One of the many fatal errors of the movie version is to assume the book’s autobiographical significance from the beginning by having the story narrated offscreen in first person by an actor (Bob Kingdom) imitating Capote’s pip-squeak, Elmer Fudd adult voice. This means that the author is no longer the intuitive young writer who wrote the book, but the sadder and wiser middle-aged queen who re-evaluated it.

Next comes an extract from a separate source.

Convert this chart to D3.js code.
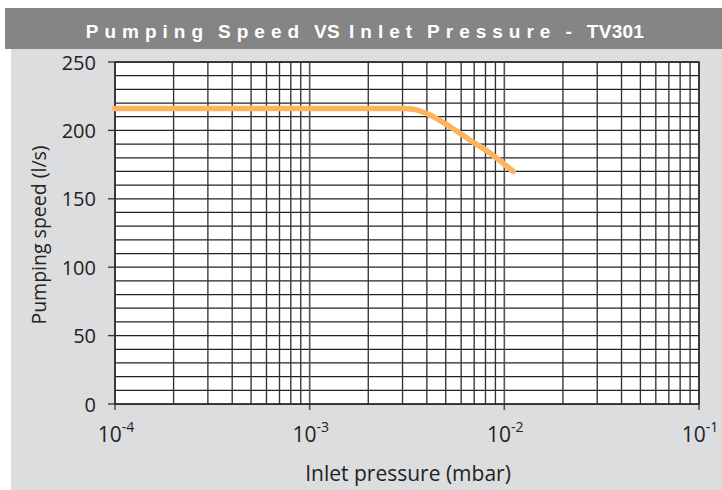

Capote’s backward glance at the book — “A Voice From a Cloud” (1969), included in his collection The Dog Barks — contends that Other Voices, Other Rooms was “an attempt to exorcise demons: an unconscious, altogether intuitive attempt, for I was not aware, except for a few incidents and descriptions, of its being in any serious degree autobiographical. Rereading it now, I find such self-deception unpardonable.” Eager to grant pardon, the movie adaptation aims at ersatz “conscious” autobiography — a different thing entirely, and all the more dubious when it implicitly cancels out the impulses that made the original book possible. As Capote’s best biographer, Gerald Clarke, has pointed out, “In its lack of realism and its reliance on symbolism, Other Voices is less a novel than a romance. A novel is, or should be, inhabited by realistic characters with a past and a future, as well as a present; a romance, by contrast, contains unrealistic, stylized figures who stand as psychological archetypes. ‘That is why the romance so often radiates a glow of subjective intensity that the novel lacks,’ explains the critic Northrop Frye, ‘and why a suggestion of allegory is constantly creeping in around the fringes.'” (Elsewhere in “A Voice From a Cloud,” Capote plausibly speculates that Poe exerted a strong influence on the novel.)

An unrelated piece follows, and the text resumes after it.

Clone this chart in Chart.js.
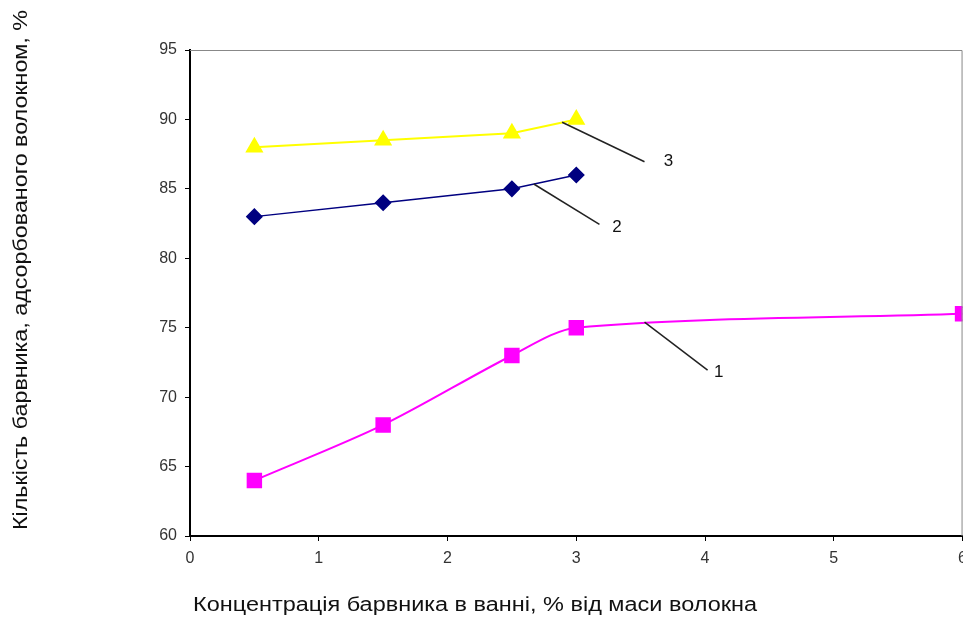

A glow of subjective intensity and a creeping suggestion of allegory are beautifully and triumphantly apparent in every frame of Sokurov’s Oriental Elegy, a visionary video that offers by sheer chance plenty of atmospheric moments that closely resemble the weblike textures of Capote’s style. Here’s a characteristic description by Capote in Other Voices, Other Rooms of the Cloud Hotel, the ruins of a former resort hidden in a swamp and inhabited by a black hermit named Little Sunshine: “Swan stairs soft with mildewed carpet curved upward from the hotel’s lobby; the diabolic tongue of a cuckoo bird, protruding out of a wall-clock, mutely proclaimed an hour forty years before, and on the room clerk’s splintery desk stood dehydrated specimens of potted palm.” By contrast, the decaying hotel in Rocksavage’s movie has no magic at all, because his own style aspires to realism — an aspiration doomed at the outset because the details of the novel have little to do with realism. That’s why Joel’s literal as well as allegorical search for his father at the plantation house takes an eternity in the novel; it’s resolved much sooner in the movie, which satisfies commonsensical narrative expectations at the cost of much of the psychological and emotional significance of that search. Paradoxically, probably the most realistic patch of narrative in the novel — the flashbacks explaining how the father became a paralytic who can barely speak, a story involving Joel’s stepmother, her  cousin Randolph, and a Mexican boxer with whom Randolph became infatuated — is the only block of material the filmmakers chose to treat nonrealistically, in a kitschy camp manner that vaguely suggests Raul Ruiz without any wit or irony. (I’m not counting the unreality of the muddled southern accents and stilted performances, including Anna Thomson’s dim memories of Vivien Leigh’s Blanche Dubois.)

Literally reversing Capote’s stylistic priorities, the filmmakers can only come up with a 90s equivalent to a standard Hollywood absurdity like Hemingway’s Adventures of a Young Man, minus most of the glitz — not even “a fairy Huckleberry Finn,” which is what George Davis, one of Capote’s mentors, called Other Voices, Other Rooms. It would seem that for the filmmakers the novel’s only worth is in its foreshadowing of the great writer that the boy and the young novelist later became. But the gifted Capote who wrote the book — the only one who can bring it meaning — is nowhere in sight.